Integrity-Based Ethics Programs
Companies or businesses that employ an integrity-based program have developed their own set of core principles, and they ask that their employees govern their behavior according to these principles. These principles actually become a core part of the company’s mission, and the success of the business is tied to maintaining these ideals. The approach to an integrity-based program starts at the very top with those in managerial positions demonstrating the principles on a consistent basis.
When employees are expected to act according to the company’s defined principles, they are more likely to conduct themselves in an ethical manner. Also, they are more likely to report any behavior that is not in line with the company mission. The focus in an integrity-based ethics program is on the positive instead of the negative, and it is easier to see the results of the program.
Putting the focus on the positive means that the company will reward employees for acting in an ethical manner using either financial awards or simple recognition techniques. This focuses on uplifting the good results in a company culture that is rooted in ethical behavior.
One of the biggest complaints about the integrity-based system is that it provides for too much gray area. Without very clear guidelines on what is and isn’t ethical, employees can lack direction or understanding of how they should act in various situations. Integrity-based systems also require more training than compliance-based systems because there is no concrete set of rules to be applied across the board.
What Does this Mean for a Business Leader?
In order to maintain success and be competitive in the modern business world, a company needs an advantage over the competition. The biggest advantage that is available to a business is its strategic resources, and a company that is able to blend an integrity-based ethics program with a compliance-based program will find that the strategy gives them a substantial advantage over other businesses in the same industry.

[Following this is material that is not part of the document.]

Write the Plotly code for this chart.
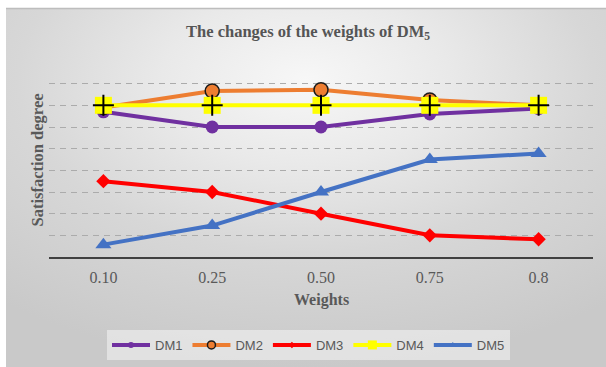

This blending of the two strategies will reap plenty of rewards including increased profits. Customers will respect a business that shows integrity and follows an ethical standard. Customers seek brands that show good citizenship to society and the environment, and they want to make purchases from companies that reflect their own moral views.
The business leaders of the company must maintain profit-growing goals while instilling an ethical approach to business within the organization. By establishing a baseline of conduct and showing positivity toward the integral mission, leaders can create a culture of ethics within the company.
This ethical culture within the company cannot remain solely on the top tiers, however. Employees at all levels must be held responsible for their own commitment to the mission of the company. As this culture moves through the ranks, it will impact the behavior of every current and future team member. Any ambiguities must be eliminated with goals and development.
Business leaders within the company should be responsible for finding ways to motivate employees to want to adhere to ethical policies. A good leader will set goals and inspire team members to achieve them. This is achieved by example, guidance, and recognition.
The entire process can be achieved by a trickle-down effect. When the business leaders model ethical behavior and adherence to policies that support the business mission, those on a supervisory level will start to mirror the same behavior. This movement will continue to move downward as those on the tier beneath the supervisors begin to model the behavior and so forth.
It should be stressed at all levels that making ethical choices and making profitable choices are one in the same. Those two are never in competition with each other. Adherence to an ethics policy has been shown to increase productivity which, in turn, will show an increase in profits.
At the End of the Day
When all is said and done, it is important for a company to have an ethical program in place. Failure to do so can lead to severe consequences from the loss of profits to being fined by the government. It can even go so far as to cause members of a company to be charged with crimes and face jail time.
Developing an ethics policy has been narrowed down to two main styles of thinking: compliance and integrity.
While both were proven effective to some degree, they do both have their drawbacks. However, when the two styles mesh into a hybrid ethics program, it can have a more impactful result. Compliance and integrity seem to need each other when it comes to the world of business, and it is most beneficial for companies when they use a blend of the two.
Business leaders will need to forge the path when it comes to ethics by working with integrity and complying to the moral guidelines developed in the mission plan. The adherence to this blended ethics program will then trickle down to the rest of the employees creating a new culture within the organization.